Brn-3b binds to specific sites in the Bax promoter for cooperative effects with p53 (A) (i) Schematic diagram to show the positions of the p53 binding site and the two Brn-3 binding sites within the promoter construct used that were altered in mutant Bax promoter. (ii) Reporter assays following co-transfection of Brn-3b and / or p53 with mutant Bax promoter (mutated Brn-3 sites but intact p53 binding site) into ND7 cells showed that the Brn-3 sites within the Bax promoter are required for Brn-3b to repress p53 mediated transcription of this promoter. Co-transfection of p53 resulted in transactivation of the bax promoter (lane 2) compared with control (lane 1) but Brn-3b alone had little effect (lane 3) and also failed to cooperate with p53 to further enhance promoter activity (lane 4). (B) (i) Induction of p53 and bax mRNA following treatment of ND7 cells with cisplatin as measured by qRT–PCR. Following treatment with cisplatin p53 mRNA was increased by up to 2-fold compared with untreated cells (set at 1). Similarly bax mRNA showed a corresponding increase following treatment. The results represent the mean (± SD) of three sets of treatments. (ii) Chromatin Immuno-precipitation (ChIP) of Brn-3b in cells treated with cisplatin to induce bax expression resulted in significant binding of Brn-3b to a site within the bax promoter. Amplification of a 180 bp region of the promoter which flanks the Brn-3 and p53 sites resulted in a strong band (lane 4) comparable to the input lane (lane 2).
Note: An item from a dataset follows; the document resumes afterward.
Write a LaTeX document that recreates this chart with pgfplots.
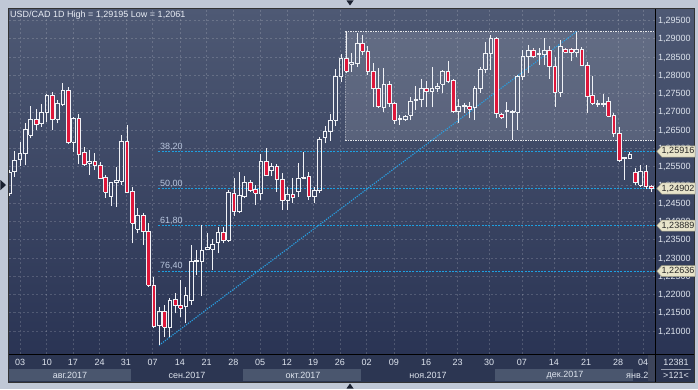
\documentclass[border=0pt]{standalone}
\usepackage{fontspec}
\setmainfont{Liberation Sans}
\usepackage{pgfplots}
\usepackage{pgfplotstable}
\pgfplotsset{compat=1.18}

\definecolor{outerbg}{RGB}{192,200,214}
\definecolor{panel}{RGB}{42,52,80}
\definecolor{bgtop}{RGB}{78,89,116}
\definecolor{bgbot}{RGB}{42,52,84}
\definecolor{rowdark}{RGB}{44,54,82}
\definecolor{bandlight}{RGB}{74,86,110}
\definecolor{labcol}{RGB}{222,228,238}
\definecolor{titlecol}{RGB}{232,236,244}
\definecolor{candred}{RGB}{222,22,58}
\definecolor{wick}{RGB}{240,242,246}
\definecolor{fibcol}{RGB}{30,160,225}
\definecolor{fiblab}{RGB}{185,198,222}
\definecolor{trendcol}{RGB}{40,160,226}
\definecolor{badge}{RGB}{232,228,202}
\definecolor{badgeedge}{RGB}{150,148,125}
\definecolor{tri}{RGB}{25,32,48}

\newcommand\nine{\fontsize{9bp}{10.5bp}\selectfont}

\pgfplotstableread{
i O H L C
0 1.24778 1.25407 1.24696 1.25353
1 1.25361 1.25927 1.25224 1.25681
2 1.25708 1.26182 1.25517 1.25864
3 1.25859 1.26694 1.25544 1.26530
4 1.26352 1.27159 1.26275 1.26803
6 1.26675 1.27214 1.26593 1.26981
7 1.26981 1.27488 1.26730 1.27460
9 1.26795 1.27324 1.26686 1.27233
10 1.27214 1.27781 1.27167 1.27597
12 1.26174 1.26866 1.25908 1.26823
15 1.25591 1.25955 1.25270 1.25634
19 1.24696 1.25087 1.24430 1.25079
20 1.25071 1.25489 1.24403 1.25125
21 1.25106 1.26365 1.24997 1.26182
24 1.23792 1.24359 1.23674 1.24175
28 1.21164 1.21665 1.20610 1.21528
30 1.21101 1.21895 1.20844 1.21849
33 1.21665 1.22213 1.21211 1.21985
34 1.21849 1.23354 1.21712 1.22897
35 1.22897 1.23217 1.22533 1.22924
36 1.22897 1.23902 1.21958 1.23217
37 1.23245 1.23674 1.23217 1.23286
38 1.23245 1.23510 1.22670 1.23373
39 1.23417 1.23839 1.23127 1.23691
41 1.23491 1.24860 1.23436 1.24786
43 1.24266 1.25361 1.24222 1.24723
44 1.24676 1.25251 1.24633 1.25071
47 1.24769 1.25845 1.24586 1.25634
49 1.25388 1.25591 1.25243 1.25517
52 1.24586 1.24950 1.24312 1.24750
54 1.24832 1.25591 1.24676 1.25180
55 1.25188 1.25908 1.25153 1.25216
57 1.24676 1.24950 1.24496 1.24860
58 1.24841 1.26319 1.24769 1.26248
59 1.26302 1.26612 1.26138 1.26456
60 1.26456 1.26940 1.26209 1.26776
61 1.26776 1.28164 1.26612 1.27967
62 1.27961 1.28575 1.27816 1.28465
64 1.28309 1.28602 1.28098 1.28345
65 1.28328 1.29149 1.28235 1.28876
70 1.27124 1.28191 1.27003 1.27753
73 1.26790 1.26913 1.26639 1.26817
74 1.26795 1.26913 1.26757 1.26866
75 1.26913 1.27414 1.26776 1.27296
76 1.27304 1.27707 1.27049 1.27351
77 1.27343 1.27890 1.27124 1.27644
79 1.27551 1.28235 1.27124 1.27644
80 1.27644 1.27796 1.27551 1.27707
81 1.27761 1.28145 1.27507 1.28098
84 1.27003 1.27343 1.26702 1.27159
87 1.27113 1.27707 1.26776 1.27644
88 1.27644 1.28235 1.27523 1.28172
89 1.28172 1.28920 1.28054 1.28602
90 1.28602 1.29103 1.28145 1.29013
93 1.27014 1.27277 1.26549 1.27031
94 1.26987 1.27049 1.26229 1.27022
95 1.26987 1.28008 1.26502 1.27980
96 1.27980 1.28692 1.27871 1.28509
97 1.28509 1.28829 1.28054 1.28692
99 1.28569 1.28755 1.28282 1.28583
100 1.28575 1.29013 1.28282 1.28692
103 1.27534 1.28966 1.27414 1.28802
106 1.28629 1.29195 1.28509 1.28720
110 1.27206 1.27324 1.27140 1.27222
111 1.27214 1.27488 1.27140 1.27222
116 1.25727 1.25908 1.25708 1.25845
118 1.24997 1.25544 1.24950 1.25361
}\bull

\pgfplotstableread{
i O H L C
5 1.26795 1.27077 1.26502 1.26658
8 1.27460 1.27551 1.26502 1.26795
11 1.27597 1.27687 1.26119 1.26174
13 1.26823 1.26932 1.25563 1.25845
14 1.25892 1.26045 1.25525 1.25563
16 1.25634 1.25864 1.25407 1.25544
17 1.25544 1.25618 1.25161 1.25180
18 1.25197 1.25270 1.24649 1.24797
22 1.26182 1.26639 1.24769 1.24786
23 1.24813 1.24950 1.23401 1.23948
25 1.24175 1.24230 1.23354 1.23737
26 1.23718 1.23948 1.22213 1.22259
27 1.22259 1.22486 1.21074 1.21118
29 1.21528 1.21712 1.20844 1.21101
31 1.21868 1.22032 1.21484 1.21692
32 1.21712 1.22396 1.21391 1.21621
40 1.23691 1.23855 1.23401 1.23491
42 1.24769 1.25180 1.24148 1.24266
45 1.25071 1.25134 1.24813 1.24860
46 1.24879 1.24997 1.24449 1.24769
48 1.25634 1.26018 1.25243 1.25270
50 1.25517 1.25572 1.24813 1.25153
51 1.25153 1.25317 1.24312 1.24586
53 1.24750 1.25180 1.24496 1.24660
56 1.25243 1.25361 1.24586 1.24676
63 1.28465 1.29193 1.28054 1.28109
66 1.28876 1.29103 1.28555 1.28657
67 1.28651 1.28810 1.28008 1.28098
68 1.28098 1.28328 1.27140 1.27644
69 1.27644 1.28191 1.27104 1.27140
71 1.27753 1.27844 1.27140 1.27233
72 1.27233 1.27261 1.26667 1.26776
78 1.27644 1.27844 1.27124 1.27551
82 1.28098 1.28391 1.27781 1.27824
83 1.27871 1.27898 1.26976 1.27003
85 1.27187 1.27233 1.26959 1.27140
86 1.27140 1.27261 1.26823 1.27077
91 1.29013 1.29048 1.26823 1.26959
92 1.26932 1.26959 1.26803 1.26850
98 1.28692 1.28755 1.28481 1.28509
101 1.28692 1.28810 1.27898 1.28235
102 1.28235 1.28509 1.27140 1.27534
104 1.28720 1.28755 1.28602 1.28629
105 1.28720 1.28747 1.28391 1.28629
107 1.28720 1.28783 1.28262 1.28282
108 1.28282 1.28356 1.26976 1.27414
109 1.27441 1.27989 1.27187 1.27233
112 1.27277 1.27414 1.26850 1.26886
113 1.26913 1.26959 1.26319 1.26412
114 1.26412 1.26584 1.25634 1.25681
115 1.25744 1.25763 1.25134 1.25727
117 1.25333 1.25454 1.24997 1.25060
119 1.25361 1.25544 1.24879 1.24969
120 1.24969 1.24997 1.24813 1.24902
}\bear

\pgfplotsset{
  wickstyle/.style={draw=none, mark=none, forget plot,
    error bars/.cd, y dir=plus, y explicit, error mark=none,
    error bar style={draw=wick, line width=0.9bp, solid}},
  bearbody/.style={forget plot, mark=none, draw=wick, fill=candred, line width=0.8bp, line join=miter, solid},
  bullbody/.style={forget plot, mark=none, draw=wick, fill=none, line width=0.8bp, line join=miter, solid},
}

% build one body polygon per candle from the table rows
\newcommand\buildbodies[3]{%
  \pgfplotstablegetrowsof{#1}%
  \pgfmathtruncatemacro\nrows{\pgfplotsretval-1}%
  \gdef#3{}%
  \pgfplotsforeachungrouped \r in {0,...,\nrows}{%
    \pgfplotstablegetelem{\r}{i}\of#1\let\ci\pgfplotsretval
    \pgfplotstablegetelem{\r}{O}\of#1\let\cO\pgfplotsretval
    \pgfplotstablegetelem{\r}{C}\of#1\let\cC\pgfplotsretval
    \pgfmathsetmacro\xl{\ci-0.345}%
    \pgfmathsetmacro\xr{\ci+0.345}%
    \pgfmathsetmacro\cM{(\cO+\cC)/2}%
    \pgfmathsetmacro\hh{max(abs(\cC-\cO)/2,0.00016)}%
    \pgfmathsetmacro\lo{\cM-\hh}%
    \pgfmathsetmacro\hi{\cM+\hh}%
    \xdef#3{\unexpanded\expandafter{#3}\noexpand\addplot[#2] coordinates {(\xl,\lo) (\xr,\lo) (\xr,\hi) (\xl,\hi) (\xl,\lo)};}%
  }%
}
\buildbodies{\bear}{bearbody}{\bearbodies}
\buildbodies{\bull}{bullbody}{\bullbodies}

\begin{document}
\begin{tikzpicture}
\begin{scope}[x=1bp,y=1bp]
\fill[outerbg] (0,0) rectangle (698,389);
\fill[panel] (8,7) rectangle (694,381);
\shade[top color=bgtop, bottom color=bgbot] (655,35) rectangle (694,380);
\fill[rowdark] (8,7) rectangle (655,35);
\fill[bandlight] (9,8) rectangle (131,20);
\fill[bandlight] (243,8) rectangle (361,20);
\fill[bandlight] (495,8) rectangle (633,20);
\node[font=\nine, text=labcol] at (70,14) {авг.2017};
\node[font=\nine, text=labcol] at (187,14) {сен.2017};
\node[font=\nine, text=labcol] at (303,14) {окт.2017};
\node[font=\nine, text=labcol] at (428,14) {ноя.2017};
\node[font=\nine, text=labcol] at (565,14) {дек.2017};
\node[font=\nine, text=labcol, anchor=west, inner sep=0pt] at (626,14) {янв.20};
\end{scope}

\begin{axis}[
  at={(9bp,35bp)}, anchor=south west,
  width=646bp, height=345bp, scale only axis,
  xmin=-0.06, xmax=120.69, ymin=1.2037, ymax=1.29815,
  axis line style={draw=none},
  axis background/.style={top color=bgtop, bottom color=bgbot},
  tick style={draw=none},
  major tick length=0pt,
  grid=major,
  major grid style={draw=white, draw opacity=0.17, line width=0.6bp, dash pattern=on 2bp off 2.5bp},
  xtick={2,7,11.9,16.9,21.8,26.8,31.9,36.9,41.9,46.9,51.9,56.8,61.8,66.8,71.9,77.9,83.8,89.7,95.8,101.8,107.8,113.8,118.45},
  xticklabels={03,10,17,24,31,07,14,21,28,05,12,19,26,02,09,16,23,30,07,14,21,28,04},
  ytick={1.21,1.215,1.22,1.225,1.23,1.235,1.24,1.245,1.25,1.255,1.26,1.265,1.27,1.275,1.28,1.285,1.29,1.295},
  scaled y ticks=false,
  yticklabel pos=right,
  yticklabel={\pgfmathprintnumber[fixed,fixed zerofill,precision=5,use comma,assume math mode=true]{\tick}},
  tick label style={font=\nine, text=labcol},
  yticklabel style={anchor=west, inner sep=0pt, xshift=3bp, text depth=0pt},
  xticklabel style={anchor=center, yshift=-8.7bp, text depth=0pt},
  clip=true,
]
% channel
\fill[white, fill opacity=0.13] (axis cs:62.8,1.26228) rectangle (axis cs:120.69,1.29195);
\draw[white, opacity=0.85, line width=0.8bp, dash pattern=on 1.3bp off 1.2bp] (axis cs:62.8,1.29195) -- (axis cs:120.69,1.29195);
\draw[white, opacity=0.85, line width=0.8bp, dash pattern=on 1.3bp off 1.2bp] (axis cs:62.8,1.26228) -- (axis cs:120.69,1.26228);
\draw[white, opacity=0.35, line width=0.6bp, dash pattern=on 1.3bp off 1.2bp] (axis cs:62.8,1.26228) -- (axis cs:62.8,1.29195);

% Fibonacci levels
\addplot[fibcol, line width=0.9bp, dash pattern=on 2bp off 1.3bp, forget plot] coordinates {(27.85,1.25916) (120.69,1.25916)};
\addplot[fibcol, line width=0.9bp, dash pattern=on 2bp off 1.3bp, forget plot] coordinates {(27.85,1.24902) (120.69,1.24902)};
\addplot[fibcol, line width=0.9bp, dash pattern=on 2bp off 1.3bp, forget plot] coordinates {(27.85,1.23889) (120.69,1.23889)};
\addplot[fibcol, line width=0.9bp, dash pattern=on 2bp off 1.3bp, forget plot] coordinates {(27.85,1.22636) (120.69,1.22636)};
\node[anchor=base west, inner sep=0pt, font=\nine, text=fiblab] at (axis cs:28.17,1.25916) [yshift=2.4bp] {38,20};
\node[anchor=base west, inner sep=0pt, font=\nine, text=fiblab] at (axis cs:28.17,1.24902) [yshift=2.4bp] {50,00};
\node[anchor=base west, inner sep=0pt, font=\nine, text=fiblab] at (axis cs:28.17,1.23889) [yshift=2.4bp] {61,80};
\node[anchor=base west, inner sep=0pt, font=\nine, text=fiblab] at (axis cs:28.17,1.22636) [yshift=2.4bp] {76,40};

% trend line
\addplot[trendcol, line width=1.15bp, dash pattern=on 1.2bp off 1.2bp, forget plot] coordinates {(28,1.2061) (106,1.29195)};

% wicks
\addplot[wickstyle] table[x=i, y=L, y error expr={\thisrow{H}-\thisrow{L}}] {\bear};
\addplot[wickstyle] table[x=i, y=C, y error expr={\thisrow{H}-\thisrow{C}}] {\bull};
\addplot[wickstyle] table[x=i, y=L, y error expr={\thisrow{O}-\thisrow{L}}] {\bull};

% bodies
\bearbodies
\bullbodies
\end{axis}

\begin{scope}[x=1bp,y=1bp]
\fill[rowdark!80!gray] (648,8) rectangle (655,34.5);
\draw[black, line width=1bp] (655.5,7) -- (655.5,381);
\draw[black, line width=1bp] (8,34.5) -- (694,34.5);
\draw[black!80, line width=0.8bp] (8,7) rectangle (694,381);
\foreach \yy/\txt in {237.6/{1,25916}, 200.5/{1,24902}, 163.4/{1,23889}, 117.9/{1,22636}}{
  \filldraw[fill=badge, draw=badgeedge, line width=0.5bp]
    (656.8,\yy) -- (661.8,\yy+5.6) -- (695,\yy+5.6) -- (695,\yy-5.6) -- (661.8,\yy-5.6) -- cycle;
  \node[font=\nine, text=black!85, inner sep=0pt] at (678,\yy) {\txt};
}
\node[font=\nine, text=labcol] at (676,26.5) {12381};
\draw[labcol!60!panel, line width=0.5bp] (661,20) -- (691,20);
\node[font=\nine, text=labcol] at (676,14) {>121<};
\node[anchor=west, font=\nine, text=titlecol, inner sep=0pt] at (10,374.3) {USD/CAD 1D High = 1,29195 Low = 1,2061};
\fill[tri] (346.5,388.5) -- (353.5,388.5) -- (350,383.5) -- cycle;
\fill[tri] (346.5,0.5) -- (353.5,0.5) -- (350,5.5) -- cycle;
\fill[tri] (0.5,209) -- (0.5,199) -- (6,204) -- cycle;
\end{scope}
\end{tikzpicture}
\end{document}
ChIP using the control actin antibody did not give rise to this band following PCR amplification (lane 3).

Figure 5

Co-expression of Brn-3b with p53 increases endogenous Bax expression (A) (i) Changes in the levels of Bax protein following transfection of ND7 cells with Brn-3b and p53 (lane 6) compared with p53 alone (lane 3) or Brn-3b alone (lane 7). LTR vector alone (lane 1) or Brn-3a or p53 (lanes 2 and 3) are also shown and compared with co-expression of Brn-3a and p53 (lane 4). The levels of control actin protein demonstrate protein loading in each transfected cell population. (ii) Analysis of the levels of Brn-3b and p53 to show the increase in expressed Brn-3b levels when cells were transfected with Brn-3b (lanes 5 and 6) or p53 (lanes 2, 4, 6) alone or in combination with other proteins. (iii) Analysis of bax and p21^CIP1/WAF1 proteins following co-transfection of Brn-3b with p53 demonstrates that Brn-3b only cooperates with p53 to increase Bax expression (top panel, lane 5) but not and p21^CIP1/WAF1(2nd panel, lane 5). This is compared with the effects of Brn-3a and p53 (lane 2) or p53 (lane 1) (carried out in the same experiment). Actin was used to demonstrate variability in loading of protein samples. (B) Changes in the expression of Bax mRNA in control or Brn-3b over-expressing MCF7 cells treated with cisplatin to induce WT p53. Lane 1 shows the bax mRNA in untreated LTR control cells was set at 1. Following treatment, there is a 2-fold increase in bax mRNA in these control cells (lane2). Levels of bax mRNA in untreated Brn-3b over-expressing cells (lane 3) was lower but this increased significantly following treatment with cisplatin (lane 4). mRNA was quantified by qRT–PCR and variability in RNA from different treatment was equalized to GAPDH. The values represent the mean and SD from three independent experiments. (C) Analysis of Bax mRNA expression in neuronal cultures obtained from DRG prepared from either WT or Brn-3b^−/− (KO) mice that have been grown in the presence (+) or absence (−) of NGF (to induce apoptosis). WT cultures showed an increase in Bax mRNA following withdrawal of NGF (lane 2) compared with controls (+NGF, lane 1). DRG cultures prepared from Brn-3b KO mice showed a decrease in Bax mRNA (lane 3) and no increase even upon NGF withdrawal (lane 4). Levels of the neuronal factor, GAP43 remains unchanged suggesting that the effect is specific to bax expression.